PROBLEM STATEMENT — Give back exactly the lines from the beginning of the listing below to the line holding "plt.rcParams['font.family'] = ['Liberation", both ends included; the pictures stay out.

[Start RECORDED INFORMATION]

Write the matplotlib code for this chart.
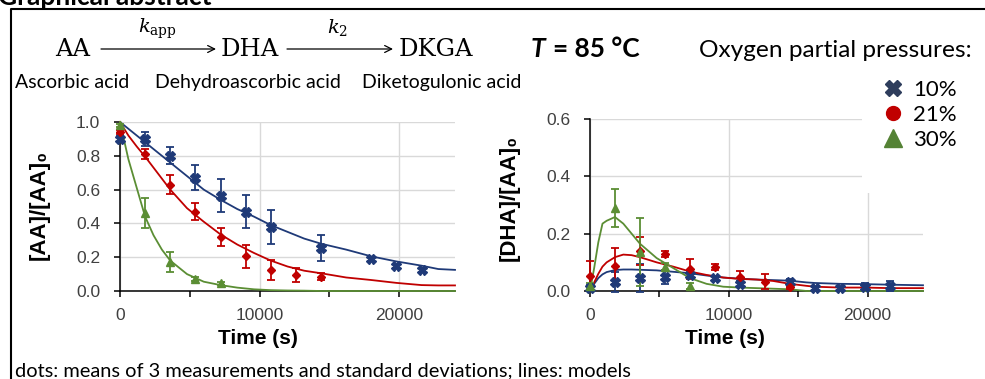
# Ascorbic acid oxidation at 85 C: AA decay and DHA formation, data + model lines
import matplotlib.pyplot as plt
import matplotlib.ticker as mticker
from matplotlib.lines import Line2D
from matplotlib.patches import Rectangle

plt.rcParams['mathtext.fontset'] = 'dejavuserif'
plt.rcParams['font.family'] = ['Liberation Sans', 'DejaVu Sans']

# ---- measured data (means and standard deviations) ----
t_aa_10 = [0, 1800, 3600, 5400, 7200, 9000, 10800, 14400, 18000, 19800, 21600]
aa_10 = [0.90, 0.90, 0.80, 0.67, 0.565, 0.47, 0.38, 0.255, 0.19, 0.15, 0.125]
aa_10_sd = [0.02, 0.04, 0.05, 0.075, 0.095, 0.10, 0.10, 0.075, 0.01, 0.012, 0.012]

t_aa_21 = [0, 1800, 3600, 5400, 7200, 9000, 10800, 12600, 14400]
aa_21 = [0.94, 0.81, 0.63, 0.47, 0.32, 0.205, 0.125, 0.095, 0.085]
aa_21_sd = [0.01, 0.03, 0.055, 0.05, 0.055, 0.068, 0.06, 0.04, 0.02]

t_aa_30 = [0, 1800, 3600, 5400, 7200]
aa_30 = [0.98, 0.46, 0.17, 0.07, 0.045]
aa_30_sd = [0.01, 0.09, 0.06, 0.012, 0.01]

t_dha_10 = [0, 1800, 3600, 5400, 7200, 9000, 10800, 14400, 16200, 18000, 19800, 21600]
dha_10 = [0.01, 0.03, 0.045, 0.05, 0.056, 0.044, 0.025, 0.033, 0.009, 0.009, 0.015, 0.017]
dha_10_sd = [0.01, 0.035, 0.048, 0.025, 0.01, 0.01, 0.01, 0.01, 0.005, 0.005, 0.012, 0.018]

t_dha_21 = [0, 1800, 3600, 5400, 7200, 9000, 10800, 12600, 14400]
dha_21 = [0.053, 0.088, 0.14, 0.129, 0.076, 0.085, 0.05, 0.033, 0.013]
dha_21_sd = [0.053, 0.062, 0.05, 0.01, 0.035, 0.01, 0.02, 0.026, 0.005]

t_dha_30 = [0, 1800, 3600, 5400, 7200]
dha_30 = [0.018, 0.29, 0.137, 0.085, 0.018]
dha_30_sd = [0.01, 0.067, 0.119, 0.012, 0.01]

# ---- model curves ----
t_mod_aa = [0, 600, 1200, 1800, 2400, 3000, 3600, 4800, 6000, 7200, 8400, 9600,
            10800, 12000, 13200, 14400, 16200, 18000, 19800, 21600, 22800, 24000]
mod_aa_10 = [1.0, 0.96, 0.92, 0.88, 0.84, 0.80, 0.76, 0.68, 0.60, 0.54, 0.485, 0.44,
             0.39, 0.35, 0.31, 0.28, 0.245, 0.205, 0.175, 0.15, 0.13, 0.125]
mod_aa_21 = [1.0, 0.92, 0.855, 0.795, 0.73, 0.665, 0.60, 0.49, 0.41, 0.335, 0.275, 0.225,
             0.18, 0.145, 0.12, 0.105, 0.08, 0.065, 0.048, 0.035, 0.033, 0.033]
mod_aa_30 = [1.0, 0.78, 0.61, 0.44, 0.33, 0.245, 0.18, 0.10, 0.055, 0.035, 0.02, 0.01,
             0.005, 0.003, 0.002, 0.0, 0.0, 0.0, 0.0, 0.0, 0.0, 0.0]

t_mod_dha = [0, 300, 600, 900, 1200, 1800, 2400, 3000, 3600, 4800, 6000, 7200, 8400,
             9600, 10800, 12000, 13200, 14400, 15600, 16200, 18000, 19800, 21600, 24000]
mod_dha_10 = [0.0, 0.025, 0.045, 0.058, 0.066, 0.073, 0.075, 0.075, 0.074, 0.072, 0.067,
              0.062, 0.054, 0.047, 0.043, 0.040, 0.038, 0.036, 0.030, 0.028, 0.025, 0.024,
              0.022, 0.020]
mod_dha_21 = [0.0, 0.03, 0.06, 0.085, 0.10, 0.118, 0.127, 0.125, 0.118, 0.10, 0.085,
              0.068, 0.056, 0.047, 0.042, 0.040, 0.035, 0.025, 0.018, 0.015, 0.012, 0.012,
              0.010, 0.010]
mod_dha_30 = [0.0, 0.08, 0.17, 0.235, 0.245, 0.258, 0.235, 0.20, 0.165, 0.115, 0.08,
              0.045, 0.025, 0.015, 0.012, 0.010, 0.008, 0.006, 0.0, 0.0, 0.0, 0.0, 0.0, 0.0]

labels = ['10%', '21%', '30%']
blue, red, green = '#1f3a78', '#c00000', '#5b8e34'

fig = plt.figure(figsize=(9.85, 3.79), dpi=100)
ax1 = fig.add_axes([120 / 985, 88 / 379, 335 / 985, 169 / 379])
ax2 = fig.add_axes([590 / 985, 88 / 379, 333 / 985, 172 / 379])


def style(ax, ymax):
    ax.set_xlim(0, 24000)
    ax.set_ylim(0, ymax)
    ax.set_xticks([0, 10000, 20000])
    ax.set_xticks([5000, 15000], minor=True)
    ax.yaxis.set_major_locator(mticker.MultipleLocator(0.2))
    ax.yaxis.set_major_formatter(mticker.FormatStrFormatter('%.1f'))
    ax.grid(True, color='#d9d9d9', lw=1.0)
    ax.set_axisbelow(True)
    for s in ['top', 'right']:
        ax.spines[s].set_visible(False)
    for s in ['left', 'bottom']:
        ax.spines[s].set_linewidth(1.1)
    ax.tick_params(which='both', direction='out', length=4.3, width=1.1,
                   labelsize=12.5, labelcolor='#404040')
    ax.tick_params(axis='x', pad=8)
    ax.tick_params(axis='y', pad=10)


def draw(ax, t_mod, mods, series):
    for m, c in zip(mods, [blue, red, green]):
        ax.plot(t_mod, m, color=c, lw=1.3, zorder=3, clip_on=False)
    markers = [('X', 6.5), ('D', 4.5), ('^', 6)]
    for (t, y, sd), c, (mk, ms) in zip(series, [blue, red, green], markers):
        ax.errorbar(t, y, yerr=sd, fmt=mk, ms=ms, color=c, mec=c, capsize=3.2,
                    elinewidth=1.3, capthick=1.3, zorder=4, clip_on=False)


style(ax1, 1.0)
draw(ax1, t_mod_aa, [mod_aa_10, mod_aa_21, mod_aa_30],
     [(t_aa_10, aa_10, aa_10_sd), (t_aa_21, aa_21, aa_21_sd), (t_aa_30, aa_30, aa_30_sd)])
ax1.set_xlabel('Time (s)', fontsize=15, fontweight='bold')
ax1.set_ylabel('[AA]/[AA]\u2080', fontsize=16, fontweight='bold')
ax1.xaxis.set_label_coords(0.412, -0.225)
ax1.yaxis.set_label_coords(-0.209, 0.51)

style(ax2, 0.6)
draw(ax2, t_mod_dha, [mod_dha_10, mod_dha_21, mod_dha_30],
     [(t_dha_10, dha_10, dha_10_sd), (t_dha_21, dha_21, dha_21_sd), (t_dha_30, dha_30, dha_30_sd)])
ax2.set_xlabel('Time (s)', fontsize=15, fontweight='bold')
ax2.set_ylabel('[DHA]/[AA]\u2080', fontsize=16, fontweight='bold')
ax2.xaxis.set_label_coords(0.405, -0.222)
ax2.yaxis.set_label_coords(-0.21, 0.544)

# ---- overlay in pixel coordinates for the header, frame and legend ----
ov = fig.add_axes([0, 0, 1, 1])
ov.set_xlim(0, 985)
ov.set_ylim(379, 0)
ov.axis('off')
ov.set_zorder(5)

ov.plot([11, 11, 1000], [400, 9, 9], color='black', lw=1.5, clip_on=False)
ov.text(-2, 5, 'Graphical abstract', family='Lato', fontweight='bold', fontsize=19,
        va='baseline')

serif = dict(family='DejaVu Serif', fontsize=17.5, va='baseline')
ov.text(55, 56, 'AA', **serif)
ov.text(221, 56, 'DHA', **serif)
ov.text(399, 56, 'DKGA', **serif)
arrow = dict(arrowstyle='->,head_length=0.5,head_width=0.25', lw=0.9, color='black',
             shrinkA=0, shrinkB=0)
ov.annotate('', xy=(216, 49), xytext=(101, 49), arrowprops=arrow)
ov.annotate('', xy=(393, 49), xytext=(287, 49), arrowprops=arrow)
ov.text(157, 33, r'$k_{\mathrm{app}}$', fontsize=14, ha='center', va='baseline')
ov.text(338, 33, r'$k_{2}$', fontsize=14, ha='center', va='baseline')

small = dict(family='Lato', fontsize=14, va='baseline')
ov.text(15, 88, 'Ascorbic acid', **small)
ov.text(155, 88, 'Dehydroascorbic acid', **small)
ov.text(362, 88, 'Diketogulonic acid', **small)
ov.text(15, 376, 'dots: means of 3 measurements and standard deviations; lines: models',
        family='Lato', fontsize=14.4, va='baseline')

ov.text(531, 57, 'T', family='Lato', fontweight='bold', style='italic', fontsize=19,
        va='baseline')
ov.text(553, 57, '= 85 \u00b0C', family='Lato', fontweight='bold', fontsize=19,
        va='baseline')
ov.text(699, 57, 'Oxygen partial pressures:', family='Lato', fontsize=17.6, va='baseline')

ov.add_patch(Rectangle((862, 95), 125, 98, facecolor='white', edgecolor='none'))
handles = [Line2D([], [], ls='none', marker='X', ms=11, color='#2e3d5c'),
           Line2D([], [], ls='none', marker='o', ms=10, color='#c00000'),
           Line2D([], [], ls='none', marker='^', ms=13, color='#548235')]
ov.legend(handles, labels, loc='upper left', bbox_to_anchor=(882 / 985, 1 - 80 / 379),
          frameon=False, prop=dict(family='Lato', size=16), handlelength=1.0,
          handletextpad=0.4, labelspacing=0.22, borderaxespad=0, borderpad=0)

fig.savefig('out.png', dpi=100)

[End RECORDED INFORMATION]

SOLUTION BELOW —
Write the matplotlib code for this chart.
# Ascorbic acid oxidation at 85 C: AA decay and DHA formation, data + model lines
import matplotlib.pyplot as plt
import matplotlib.ticker as mticker
from matplotlib.lines import Line2D
from matplotlib.patches import Rectangle

plt.rcParams['mathtext.fontset'] = 'dejavuserif'
plt.rcParams['font.family'] = ['Liberation Sans', 'DejaVu Sans']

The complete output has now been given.